§ Stated exercise: Reproduce exactly, with no pictures, each line from the opening of the material down through the line containing "4346, 3895, 5676]".
Start
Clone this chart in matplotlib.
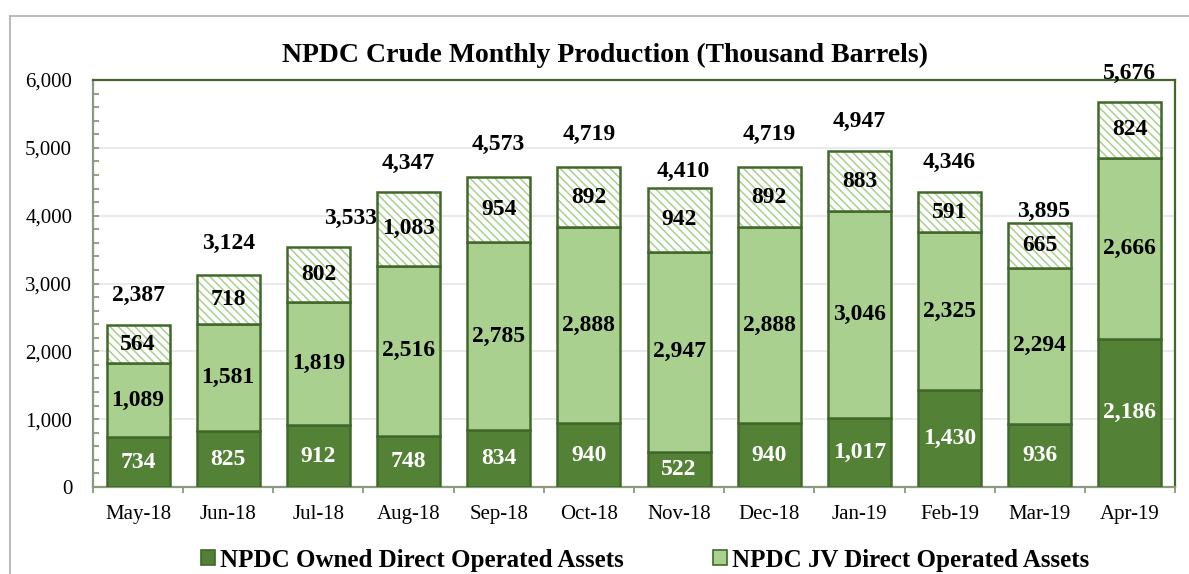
import matplotlib
matplotlib.use("Agg")
import matplotlib.pyplot as plt
from matplotlib.lines import Line2D
from matplotlib.patches import Patch
from matplotlib.ticker import MultipleLocator, FuncFormatter
import numpy as np

months = ["May-18", "Jun-18", "Jul-18", "Aug-18", "Sep-18", "Oct-18",
          "Nov-18", "Dec-18", "Jan-19", "Feb-19", "Mar-19", "Apr-19"]
owned = [734, 825, 912, 748, 834, 940, 522, 940, 1017, 1430, 936, 2186]
jv = [1089, 1581, 1819, 2516, 2785, 2888, 2947, 2888, 3046, 2325, 2294, 2666]
other = [564, 718, 802, 1083, 954, 892, 942, 892, 883, 591, 665, 824]
totals = [2387, 3124, 3533, 4347, 4573, 4719, 4410, 4719, 4947, 4346, 3895, 5676]

# layout of the total labels (pixels above bar top / to the right)
total_dy = [30, 32, 29, 29, 32, 32, 16, 32, 30, 30, 11, 29]
total_dx = [0, 0, 32, 0, 0, 0, 4, 0, 0, 0, 4, 0]

DARK = "#538135"
LIGHT = "#a9d08e"
EDGE = "#41682a"
HATCH = "#a9d08e"
AXC = "#8a9a7c"

plt.rcParams["font.family"] = ["Liberation Serif", "DejaVu Serif"]
plt.rcParams["hatch.linewidth"] = 1.1

W, H = 1189, 574
fig = plt.figure(figsize=(W / 100, H / 100), dpi=100)
ax = fig.add_axes([93 / W, 1 - 487 / H, (1175 - 93) / W, (487 - 80) / H])

x = np.arange(len(months))
bw = 0.70
owned_a = np.array(owned)
jv_a = np.array(jv)
other_a = np.array(other)

ax.bar(x, owned_a, bw, color=DARK, edgecolor=EDGE, linewidth=1.8, zorder=3)
ax.bar(x, jv_a, bw, bottom=owned_a, color=LIGHT, edgecolor=EDGE, linewidth=1.8, zorder=3)
ax.bar(x, other_a, bw, bottom=owned_a + jv_a, color="white", edgecolor=HATCH,
       hatch="\\\\\\\\", linewidth=0, zorder=3)
ax.bar(x, other_a, bw, bottom=owned_a + jv_a, fill=False, edgecolor=EDGE,
       linewidth=1.8, zorder=4)

lab_fs = 17
for i in range(len(months)):
    ax.text(x[i], owned[i] / 2, f"{owned[i]:,}", ha="center", va="center",
            color="white", fontsize=lab_fs, fontweight="bold", zorder=5)
    ax.text(x[i], owned[i] + jv[i] / 2, f"{jv[i]:,}", ha="center", va="center",
            color="black", fontsize=lab_fs, fontweight="bold", zorder=5)
    ax.text(x[i], owned[i] + jv[i] + other[i] / 2, f"{other[i]:,}", ha="center",
            va="center", color="black", fontsize=lab_fs, fontweight="bold", zorder=5)
    top = owned[i] + jv[i] + other[i]
    ax.annotate(f"{totals[i]:,}", xy=(x[i], top),
                xytext=(total_dx[i] * 0.72, total_dy[i] * 0.72),
                textcoords="offset points", ha="center", va="center",
                fontsize=lab_fs, fontweight="bold", color="black", zorder=5,
                annotation_clip=False)

ax.set_xlim(-0.5, len(months) - 0.5)
ax.set_ylim(0, 6000)
ax.yaxis.set_major_locator(MultipleLocator(1000))
ax.yaxis.set_minor_locator(MultipleLocator(200))
ax.yaxis.set_major_formatter(FuncFormatter(lambda v, p: f"{int(v):,}"))
ax.grid(axis="y", which="major", color="#e6e6e6", linewidth=1.2, zorder=0)
ax.set_axisbelow(True)

ax.set_xticks(x)
ax.set_xticklabels(months)
ax.set_xticks(np.arange(-0.5, len(months)), minor=True)
ax.tick_params(axis="x", which="major", length=0, pad=13, labelsize=15)
ax.tick_params(axis="x", which="minor", length=4, width=1.3, color=AXC, direction="out")
ax.tick_params(axis="y", which="both", direction="in", length=4, width=1.3,
               color=AXC, labelsize=15, pad=15)

for s in ["left", "bottom"]:
    ax.spines[s].set_color(AXC)
    ax.spines[s].set_linewidth(1.6)
for s in ["top", "right"]:
    ax.spines[s].set_color(EDGE)
    ax.spines[s].set_linewidth(1.6)

fig.text(605 / W, 1 - 55 / H, "NPDC Crude Monthly Production (Thousand Barrels)",
         ha="center", va="center", fontsize=20, fontweight="bold")

handles = [Patch(facecolor=DARK, edgecolor=EDGE, linewidth=1.2),
           Patch(facecolor=LIGHT, edgecolor=EDGE, linewidth=1.2)]
fig.legend(handles, ["NPDC Owned Direct Operated Assets", "NPDC JV Direct Operated Assets"],
           loc="center", bbox_to_anchor=(645 / W, 1 - 560 / H), ncol=2, frameon=False,
           prop={"weight": "bold", "size": 18}, handlelength=0.55, handleheight=0.55,
           handletextpad=0.2, columnspacing=3.6, borderaxespad=0)

# outer chart border (partly cropped in reference)
fig.add_artist(Line2D([10 / W, 1.0], [1 - 16 / H, 1 - 16 / H], transform=fig.transFigure,
                      color="#b4b4b4", linewidth=1.3))
fig.add_artist(Line2D([10 / W, 10 / W], [1 - 16 / H, 0], transform=fig.transFigure,
                      color="#b4b4b4", linewidth=1.3))

fig.savefig("out.png", dpi=100)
End
§ Written solution:
Clone this chart in matplotlib.
import matplotlib
matplotlib.use("Agg")
import matplotlib.pyplot as plt
from matplotlib.lines import Line2D
from matplotlib.patches import Patch
from matplotlib.ticker import MultipleLocator, FuncFormatter
import numpy as np

months = ["May-18", "Jun-18", "Jul-18", "Aug-18", "Sep-18", "Oct-18",
          "Nov-18", "Dec-18", "Jan-19", "Feb-19", "Mar-19", "Apr-19"]
owned = [734, 825, 912, 748, 834, 940, 522, 940, 1017, 1430, 936, 2186]
jv = [1089, 1581, 1819, 2516, 2785, 2888, 2947, 2888, 3046, 2325, 2294, 2666]
other = [564, 718, 802, 1083, 954, 892, 942, 892, 883, 591, 665, 824]
totals = [2387, 3124, 3533, 4347, 4573, 4719, 4410, 4719, 4947, 4346, 3895, 5676]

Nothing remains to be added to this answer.